Age at first R01 grant
It’s at this young PI stage that Karikó ’s career hit a wall: after she became an Adjunct Professor, she stopped advancing further. Some of it was because of the topic she had chosen and in this regard, diversifying funding and supporting more high risk projects are very good proposals coming from the metascience community that would have helped. But some of it was probably her personality, as she says herself. I suspect selection against Weird Nerds has actually amplified since Karikó ’s time in academia: everything from ever larger collaborations in Biology, to longer times to becoming independent or increase in admin points in that direction. Indeed, as I have argued before, there is some quantitative evidence there are less Weird Nerds in STEM academia than there used to be.
So far I have discussed the Hard Sciences, but there is a case to be made that the problem is much more acute in less quantifiable fields like Humanities or Social Sciences. STEM has a higher barrier to entry: there is only so much political game playing that one can do in order to advance themselves if one cannot perform experiments in a lab. It is also somewhat more clear if a scientific piece of work is completely bad. There is feedback from industry, with most start-ups in biotech these days coming out of academic labs: this provides a strong incentive for innovation. Such quality check mechanisms are on much more shaky ground in fields like Humanities, where feedback from society can happen on the order of decades. Arguably, being a Weird Nerd that is intrinsically driven by the truth as opposed to what’s fashionable is even more crucial in the absence of hard metrics that can tell one their work is wrong.

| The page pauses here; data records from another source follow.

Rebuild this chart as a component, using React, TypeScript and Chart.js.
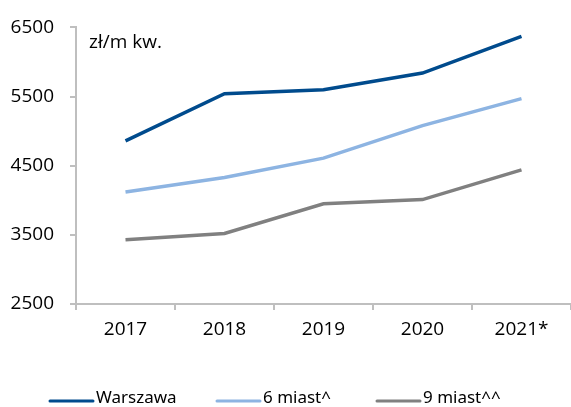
import React, { useEffect, useRef } from "react";
import { Chart, registerables } from "chart.js";

Chart.register(...registerables);

const categories = ["2017", "2018", "2019", "2020", "2021*"];
const warszawa = [4860, 5540, 5600, 5840, 6370];
const miast6 = [4120, 4330, 4610, 5080, 5470];
const miast9 = [3430, 3520, 3950, 4010, 4440];
const seriesLabels = ["Warszawa", "6 miast^", "9 miast^^"];
const seriesColors = ["#004B8D", "#8DB4E2", "#808080"];
const unitLabel = "zł/m kw.";

const TICK_FONT = "'Open Sans', 'DejaVu Sans', sans-serif";
const LEGEND_FONT = "'Noto Sans', 'DejaVu Sans', sans-serif";

export default function App() {
  const ref = useRef<HTMLCanvasElement | null>(null);

  useEffect(() => {
    if (!ref.current) return;
    const overlay = {
      id: "overlay",
      afterDraw(chart: any) {
        const ctx = chart.ctx;
        ctx.save();
        ctx.fillStyle = "#000";
        ctx.font = `19px ${TICK_FONT}`;
        ctx.textBaseline = "middle";
        ctx.textAlign = "left";
        ctx.fillText(unitLabel, 89, 43);
        // legend
        const xs = [50, 217, 377];
        ctx.font = `17px ${LEGEND_FONT}`;
        chart.data.datasets.forEach((ds: any, i: number) => {
          const x = xs[i];
          ctx.strokeStyle = ds.borderColor;
          ctx.lineWidth = 3;
          ctx.lineCap = "round";
          ctx.beginPath();
          ctx.moveTo(x, 401);
          ctx.lineTo(x + 43, 401);
          ctx.stroke();
          ctx.fillStyle = "#000";
          ctx.fillText(ds.label, x + 46, 398);
        });
        ctx.restore();
      },
    };
    const chart = new Chart(ref.current, {
      type: "line",
      data: {
        labels: categories,
        datasets: [warszawa, miast6, miast9].map((d, i) => ({
          label: seriesLabels[i],
          data: d,
          borderColor: seriesColors[i],
          backgroundColor: seriesColors[i],
          borderWidth: 3.5,
          pointRadius: 0,
          tension: 0,
          fill: false,
        })),
      },
      options: {
        animation: false,
        responsive: false,
        maintainAspectRatio: false,
        layout: { padding: { top: 25, right: 0, left: 0, bottom: 0 } },
        plugins: { legend: { display: false }, tooltip: { enabled: false } },
        scales: {
          x: {
            offset: true,
            grid: {
              offset: true,
              drawOnChartArea: false,
              drawTicks: true,
              tickLength: 6,
              color: "#BFBFBF",
              lineWidth: 2,
            },
            border: { color: "#BFBFBF", width: 2 },
            ticks: {
              color: "#000",
              font: { family: TICK_FONT, size: 19 },
              padding: 8,
              maxRotation: 0,
            },
            afterFit: (s: any) => {
              s.height = 103;
            },
          },
          y: {
            min: 2500,
            max: 6500,
            grid: {
              drawOnChartArea: false,
              drawTicks: true,
              tickLength: 6,
              color: "#BFBFBF",
              lineWidth: 2,
            },
            border: { color: "#BFBFBF", width: 2 },
            ticks: {
              stepSize: 1000,
              color: "#000",
              font: { family: TICK_FONT, size: 19 },
              padding: 16,
              callback: (v: any) => String(v),
            },
            afterFit: (s: any) => {
              s.width = 76;
            },
          },
        },
      },
      plugins: [overlay],
    });
    return () => chart.destroy();
  }, []);

  return (
    <div style={{ position: "absolute", left: 0, top: 0, width: 571, height: 407 }}>
      <canvas ref={ref} width={571} height={407} style={{ display: "block" }} />
    </div>
  );
}
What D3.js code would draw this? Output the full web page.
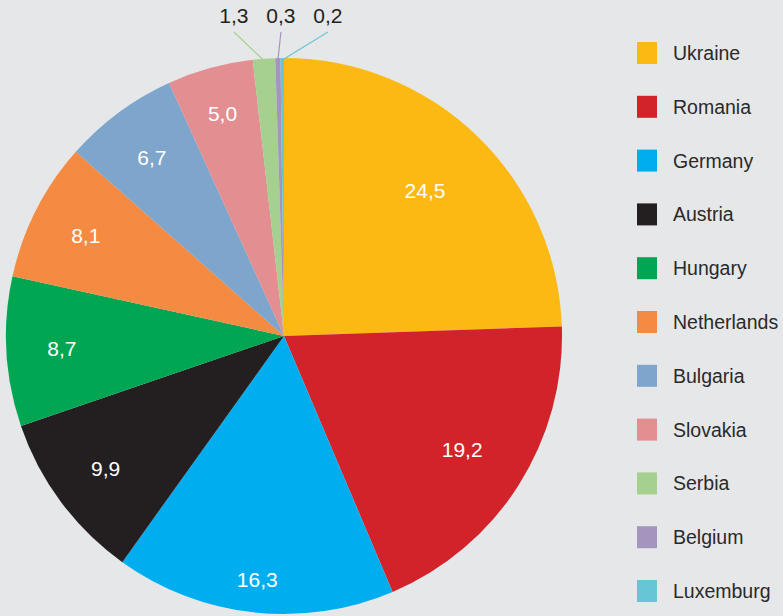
<!DOCTYPE html>
<html>
<head>
<meta charset="utf-8">
<script src="https://cdn.jsdelivr.net/npm/d3@7"></script>
<style>
  body { margin: 0; background: #e6e7e8; }
  svg { display: block; font-family: "Liberation Sans", Arial, sans-serif; }
</style>
</head>
<body>
<svg id="chart" width="783" height="616"></svg>
<script>
// data
var countries = ['Ukraine', 'Romania', 'Germany', 'Austria', 'Hungary', 'Netherlands',
                 'Bulgaria', 'Slovakia', 'Serbia', 'Belgium', 'Luxemburg'];
var shares = [24.5, 19.2, 16.3, 9.9, 8.7, 8.1, 6.7, 5.0, 1.3, 0.3, 0.2];
var colours = ['#fdb913', '#d2232a', '#00aeef', '#231f20', '#00a651', '#f58b42',
               '#7ea5cb', '#e38e91', '#a6d08f', '#a495be', '#67c6d6'];

var width = 783, height = 616;
var cx = 284, cy = 336, radius = 278;

// where the inside labels sit, as a fraction of the radius (default 0.8)
var labelFactor = { Ukraine: 0.73, Romania: 0.76, Germany: 0.88, Slovakia: 0.83 };
var smallLimit = 2; // slices below this get outside labels

var fmt = function(v) { return d3.format('.1f')(v).replace('.', ','); };

var svg = d3.select('#chart');
var color = d3.scaleOrdinal().domain(countries).range(colours);

var rows = countries.map(function(c, i) { return { name: c, value: shares[i] }; });

var pie = d3.pie().sort(null).value(function(d) { return d.value; });
var arcs = pie(rows);
var arc = d3.arc().innerRadius(0).outerRadius(radius);

var g = svg.append('g').attr('transform', 'translate(' + cx + ',' + cy + ')');

g.selectAll('path')
  .data(arcs)
  .enter()
  .append('path')
  .attr('d', arc)
  .attr('fill', function(d) { return color(d.data.name); });

// labels inside the big slices
function pointAt(angle, r) {
  return [Math.sin(angle) * r, -Math.cos(angle) * r];
}

g.selectAll('text.inside')
  .data(arcs.filter(function(d) { return d.data.value >= smallLimit; }))
  .enter()
  .append('text')
  .attr('class', 'inside')
  .attr('text-anchor', 'middle')
  .attr('dominant-baseline', 'central')
  .attr('fill', '#fff')
  .style('font-size', '21px')
  .attr('x', function(d) {
    var f = labelFactor[d.data.name] || 0.8;
    return pointAt((d.startAngle + d.endAngle) / 2, radius * f)[0];
  })
  .attr('y', function(d) {
    var f = labelFactor[d.data.name] || 0.8;
    return pointAt((d.startAngle + d.endAngle) / 2, radius * f)[1];
  })
  .text(function(d) { return fmt(d.data.value); });

// small slices: labels above the pie with leader lines
var small = arcs.filter(function(d) { return d.data.value < smallLimit; });
var spread = 47, lineTop = 32 - cy;
var midSmall = pointAt((small[1].startAngle + small[1].endAngle) / 2, radius)[0] + 3;

small.forEach(function(d, i) {
  var p = pointAt((d.startAngle + d.endAngle) / 2, radius - 2);
  var lx = midSmall + (i - 1) * spread;
  g.append('line')
    .attr('x1', p[0]).attr('y1', p[1])
    .attr('x2', lx).attr('y2', lineTop)
    .attr('stroke', color(d.data.name))
    .attr('stroke-width', 1.2);
  g.append('text')
    .attr('x', lx)
    .attr('y', lineTop - 9)
    .attr('text-anchor', 'middle')
    .attr('fill', '#231f20')
    .style('font-size', '21px')
    .text(fmt(d.data.value));
});

// legend
var legendY = d3.scalePoint().domain(countries).range([53, 591]);

var legend = svg.append('g')
  .selectAll('g')
  .data(countries)
  .enter()
  .append('g')
  .attr('transform', function(d) { return 'translate(637,' + legendY(d) + ')'; });

legend.append('rect')
  .attr('x', 0).attr('y', -11)
  .attr('width', 20).attr('height', 22)
  .attr('fill', function(d) { return color(d); });

legend.append('text')
  .attr('x', 36)
  .attr('dominant-baseline', 'central')
  .attr('fill', '#2a2a2a')
  .style('font-size', '19.5px')
  .text(function(d) { return d; });
</script>
</body>
</html>
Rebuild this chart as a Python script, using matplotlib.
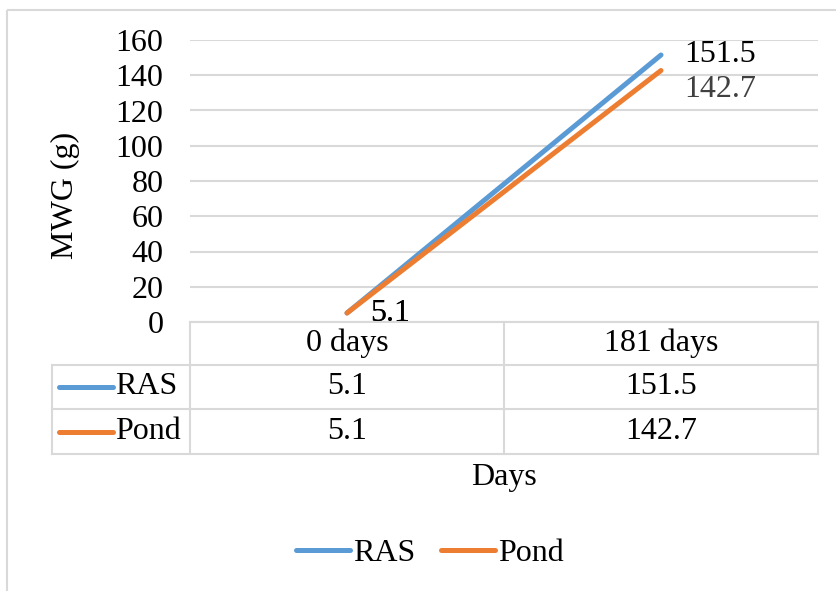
import matplotlib
matplotlib.use("Agg")
import matplotlib.pyplot as plt
from matplotlib.lines import Line2D
from matplotlib.patches import Rectangle

plt.rcParams['font.family'] = ['Liberation Serif', 'DejaVu Serif']
plt.rcParams['font.size'] = 23

# growth data
days = ["0 days", "181 days"]
series_names = ["RAS", "Pond"]
ras = [5.1, 151.5]
pond = [5.1, 142.7]
yticks = [0, 20, 40, 60, 80, 100, 120, 140, 160]

colors = ["#5B9BD5", "#ED7D31"]
label_colors = ["black", "#404040"]
grid_col = "#D9D9D9"

fig = plt.figure(figsize=(8.36, 5.91), dpi=100)

# overlay in pixel coordinates for the frame and data table
bg = fig.add_axes([0, 0, 1, 1], zorder=0)
bg.set_xlim(0, 836)
bg.set_ylim(591, 0)
bg.axis("off")
bg.add_patch(Rectangle((7, 10), 840, 600, fill=False, ec=grid_col, lw=1.5))

ax = fig.add_axes([190 / 836, 1 - 322 / 591, 628 / 836, 282 / 591], zorder=1)
ax.patch.set_alpha(0)
x = list(range(len(days)))
all_vals = [ras, pond]
lines = []
for name, vals, c in zip(series_names, all_vals, colors):
    ln, = ax.plot(x, vals, color=c, lw=3.6, solid_capstyle="round", label=name)
    lines.append(ln)

# data labels to the right of each point
offsets = [[(17, 0), (17, 0)], [(17, 0), (17, -13.5)]]
for vals, offs, lc in zip(all_vals, offsets, label_colors):
    for xi, v, off in zip(x, vals, offs):
        ax.annotate(f"{v}", (xi, v), xytext=off, textcoords="offset points",
                    ha="left", va="center", color=lc if xi > 0 else "black")

ax.set_xlim(-0.5, len(days) - 0.5)
ax.set_ylim(0, 160)
ax.set_yticks(yticks)
ax.set_xticks([])
ax.tick_params(axis="y", length=0, pad=19)
ax.yaxis.grid(True, color=grid_col, lw=1.5)
ax.set_axisbelow(True)
for s in ax.spines.values():
    s.set_visible(False)
ax.set_ylabel("MWG (g)")
ax.yaxis.set_label_coords(-0.175, 0.45)

# data table under the plot
col_edges = [190, 504, 818]
row_edges = [322, 365, 409, 454]
tbl = dict(color=grid_col, lw=1.5)
bg.plot([190, 818], [322, 322], **tbl)
for y in row_edges[1:]:
    bg.plot([52, 818], [y, y], **tbl)
bg.plot([52, 52], [365, 454], **tbl)
for cx in col_edges:
    bg.plot([cx, cx], [322, 454], **tbl)

for i, d in enumerate(days):
    cx = (col_edges[i] + col_edges[i + 1]) / 2
    bg.text(cx, (row_edges[0] + row_edges[1]) / 2, d, ha="center", va="center")
    for r, vals in enumerate(all_vals):
        cy = (row_edges[r + 1] + row_edges[r + 2]) / 2
        bg.text(cx, cy, f"{vals[i]}", ha="center", va="center")

for r, (name, c) in enumerate(zip(series_names, colors)):
    cy = (row_edges[r + 1] + row_edges[r + 2]) / 2
    bg.add_line(Line2D([59, 113], [cy, cy], color=c, lw=3.6, solid_capstyle="round"))
    bg.text(115, cy, name, ha="left", va="center")

bg.text(504, 478, "Days", ha="center", va="center")

fig.legend(handles=lines, loc="center", bbox_to_anchor=(430 / 836, 1 - 553 / 591),
           ncol=2, frameon=False, handlelength=1.7, handletextpad=0.1,
           columnspacing=0.8)

fig.savefig("out.png", dpi=100)
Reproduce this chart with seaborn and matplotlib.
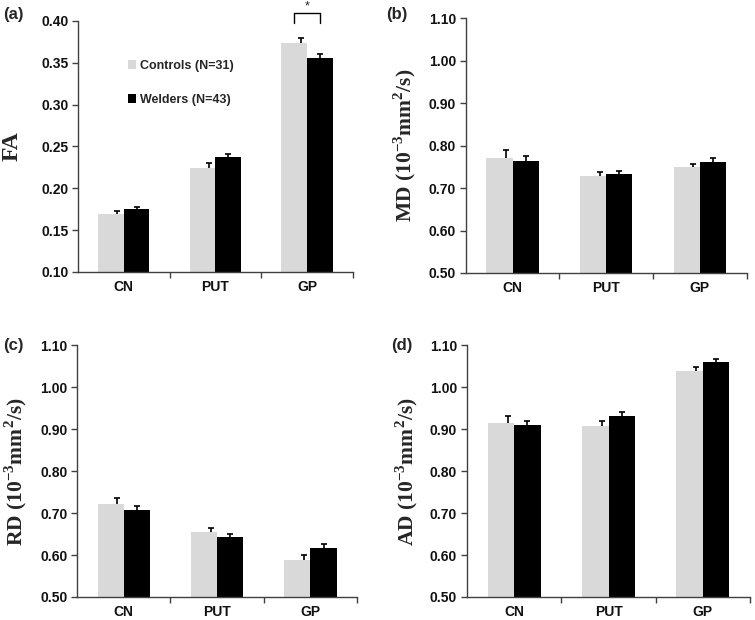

But backlash from society does eventually happen, and I think we are in the middle of this right now, with trust in academia plummeting in a bipartisan fashion, as recent Gallup polls show. At least some of the current crisis is, in my opinion, down to academia essentially selecting against Weird Nerds types. A problem with non-STEM topics might sound less problematic than a replication crisis in cancer biology. I think that’s not true: after all, we depend on a collective imaginarium for a healthy society, a collective imaginarium whose pillars might be slowly crumbling.